El
masoquismo de las masas alcanza su ápice en el verano. En verano las hordas
veraneantes invaden las costas y celebran ritos diarios de arena y sol en
playas congestionadas. La señora de la foto bien pudiera haber existido, pero
es seguro que existirá. ¿Qué motiva este afán nómada, febril, hacia las playas
en verano? ¿Acaso es tan difícil darse cuenta de que se abandona el cómodo
hogar por un apartamento lleno de incomodidades y estrecheces o un hotel
abarrotado? Todo en los lugares playeros es incómodo, desventaja, oprobio: mala
comida, y cara, poco sitio en la playa para poder colocar la toalla, niños que
corren y te tiran arena sobre la piel cubierta de bronceador, baños en playas
sucias y sin espacio para dar unas brazadas. Si te alejas de la costa corres
peligro de ser arrollado por una moto de agua o un gusano hinchable cabalgado
por diez turistas rubios. Inconvenientes que no compensan la esporádica visión
de un tanga que deje al aire y enaltezcan las estribaciones glúteas de una
joven de hermoso ornato. Además están los mosquitos, las bebidas calientes, las
noches de austriacas torturaciones a causa de las verbenas de los hoteles y el
sofocante calor.
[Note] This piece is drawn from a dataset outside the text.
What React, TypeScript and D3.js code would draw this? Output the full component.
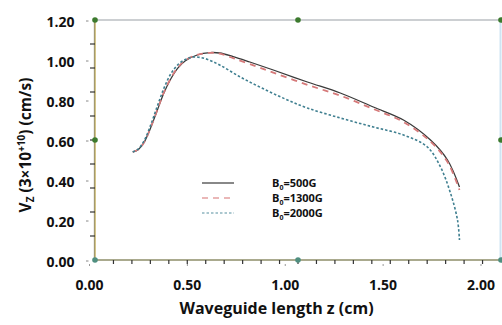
import React from "react";
import * as d3 from "d3";

const yTicks = [0, 0.2, 0.4, 0.6, 0.8, 1.0, 1.2];
const xTicks = [0, 0.5, 1.0, 1.5, 2.0];
const seriesNames = ["500G", "1300G", "2000G"];

const b500x = [0.221, 0.25, 0.28, 0.31, 0.345, 0.38, 0.415, 0.45, 0.49, 0.55, 0.616, 0.665, 0.734, 0.819, 0.939, 1.113, 1.281, 1.45, 1.604, 1.742, 1.829, 1.89];
const b500y = [0.54, 0.553, 0.59, 0.655, 0.745, 0.835, 0.905, 0.958, 0.996, 1.025, 1.037, 1.035, 1.017, 0.99, 0.95, 0.89, 0.835, 0.765, 0.7, 0.6, 0.5, 0.365];

const b1300x = [0.221, 0.25, 0.28, 0.31, 0.345, 0.38, 0.415, 0.45, 0.49, 0.55, 0.616, 0.665, 0.734, 0.819, 0.939, 1.113, 1.281, 1.45, 1.604, 1.742, 1.829, 1.89];
const b1300y = [0.54, 0.553, 0.59, 0.656, 0.747, 0.838, 0.908, 0.961, 0.999, 1.026, 1.036, 1.032, 1.009, 0.98, 0.937, 0.876, 0.822, 0.755, 0.69, 0.592, 0.49, 0.35];

const b2000x = [0.221, 0.25, 0.28, 0.31, 0.345, 0.38, 0.415, 0.45, 0.49, 0.53, 0.59, 0.665, 0.77, 0.88, 1.0, 1.113, 1.281, 1.45, 1.604, 1.726, 1.793, 1.844, 1.88, 1.89];
const b2000y = [0.54, 0.556, 0.598, 0.668, 0.765, 0.858, 0.93, 0.975, 1.003, 1.015, 1.007, 0.975, 0.915, 0.86, 0.805, 0.76, 0.71, 0.665, 0.625, 0.565, 0.465, 0.335, 0.2, 0.1];

const W = 502, H = 325;
const FONT = "'Open Sans', sans-serif";

export default function App() {
  // label scales
  const x = d3.scaleLinear().domain([0, 2]).range([89.5, 481]);
  const y = d3.scaleLinear().domain([0, 1.2]).range([260, 20]);
  // minor tick scales (secondary axis frame)
  const xm = d3.scaleLinear().domain([0, 2.2]).range([95, 501]);
  const ym = d3.scaleLinear().domain([0, 1]).range([260, 20]);

  const line = d3
    .line<[number, number]>()
    .x((d) => x(d[0]))
    .y((d) => y(d[1]))
    .curve(d3.curveCatmullRom.alpha(0.5));

  const zip = (a: number[], b: number[]) => a.map((v, i) => [v, b[i]] as [number, number]);

  const series = [
    { name: seriesNames[0], pts: zip(b500x, b500y), color: "#3a3a3a", width: 1.3, dash: "none", legColor: "#555", legDash: "none" },
    { name: seriesNames[1], pts: zip(b1300x, b1300y), color: "#d67a7a", width: 1.8, dash: "6,5", legColor: "#e3a0a0", legDash: "6,5" },
    { name: seriesNames[2], pts: zip(b2000x, b2000y), color: "#3f7f90", width: 1.6, dash: "2.5,2", legColor: "#8fb5c0", legDash: "2.5,2" },
  ];

  const xMinor = d3.range(1, 22).map((i) => i / 10);
  const yMinor = d3.range(1, 10).map((i) => i / 10);
  const handles: [number, number][] = [
    [95, 20], [298, 20], [501, 20],
    [95, 140], [501, 140],
    [95, 260], [298, 260], [501, 260],
  ];

  return (
    <svg width={W} height={H} style={{ position: "absolute", left: 0, top: 0, background: "#fff" }} fontFamily={FONT}>
      <rect width={W} height={H} fill="#fff" />
      {/* frame */}
      <line x1={95} x2={501} y1={20} y2={20} stroke="#9aa0a6" strokeWidth={1.2} />
      <line x1={500.5} x2={500.5} y1={20} y2={260} stroke="#cfe4f2" strokeWidth={2} />
      <line x1={95} x2={501} y1={260} y2={260} stroke="#8e8e68" strokeWidth={1.3} />
      <line x1={95} x2={95} y1={20} y2={260} stroke="#c9b66c" strokeWidth={1.6} />
      <line x1={94.3} x2={94.3} y1={20} y2={260} stroke="#6b6a50" strokeWidth={0.6} />

      {/* minor ticks */}
      {yMinor.map((v) => (
        <line key={"ym" + v} x1={90} x2={95} y1={ym(v)} y2={ym(v)} stroke="#333" strokeWidth={1.2} />
      ))}
      {xMinor.map((v) => (
        <line key={"xm" + v} x1={xm(v)} x2={xm(v)} y1={260} y2={264} stroke="#333" strokeWidth={1.2} />
      ))}

      {/* y labels */}
      {yTicks.map((v) => (
        <g key={"yt" + v}>
          <text x={74.5} y={y(v) + 6.8} textAnchor="end" fontSize={14} fontWeight={700} fill="#111">
            {v.toFixed(2)}
          </text>
          <line x1={86} x2={88.5} y1={y(v) + 1} y2={y(v) + 1} stroke="#888" strokeWidth={1} />
        </g>
      ))}
      {/* x labels */}
      {xTicks.map((v) => (
        <g key={"xt" + v}>
          <text x={x(v)} y={290} textAnchor="middle" fontSize={14} fontWeight={700} fill="#111">
            {v.toFixed(2)}
          </text>
          <line x1={x(v)} x2={x(v)} y1={264} y2={266} stroke="#999" strokeWidth={1} />
        </g>
      ))}

      {/* axis titles */}
      <text x={276.5} y={313.5} textAnchor="middle" fontSize={16} fontWeight={700} fill="#111">
        Waveguide length z (cm)
      </text>
      <text transform="translate(30.5,145) rotate(-90)" textAnchor="middle" fontSize={15.5} fontWeight={700} fill="#111">
        V<tspan fontSize={10} dy={3}>Z</tspan>
        <tspan dy={-3}> (3×10</tspan>
        <tspan fontSize={10} dy={-6}>+10</tspan>
        <tspan dy={6}>) (cm/s)</tspan>
      </text>

      {/* curves */}
      {series.map((s) => (
        <path key={s.name} d={line(s.pts) || ""} fill="none" stroke={s.color} strokeWidth={s.width} strokeDasharray={s.dash} />
      ))}

      {/* legend */}
      {series.map((s, i) => (
        <g key={"lg" + s.name} transform={`translate(0, ${183 + i * 15})`}>
          <line x1={202} x2={234} y1={0} y2={0} stroke={s.legColor} strokeWidth={1.4} strokeDasharray={s.legDash} />
          <text x={272} y={4} fontSize={11} fontWeight={700} fill="#111">
            B<tspan fontSize={7} dy={3}>0</tspan>
            <tspan dy={-3}>={s.name}</tspan>
          </text>
        </g>
      ))}

      {/* selection handles */}
      {handles.map((h, i) => (
        <circle key={"h" + i} cx={h[0]} cy={h[1]} r={2.8} fill={h[1] === 260 ? "#4f8f80" : "#3c7a2e"} />
      ))}
    </svg>
  );
}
Aun así, pocos somos los que elegimos quedarnos en casa, con
nuestros libros, nuestro ordenador, nuestro aire acondicionado (opcional),
nuestra ciudad con cines y tiendas, todas vacía para nuestro deleite. El único
inconveniente, lo confieso, es que cierran los quioscos donde solemos comprar
el periódico y el bar donde solemos leerlo mientras degustamos un café con
leche con bollería. Hay que patearse los barrios aledaños para buscar prensa y
café. Pero eso ayuda a conocer la ciudad. ¡Marchad, marchad, malditos!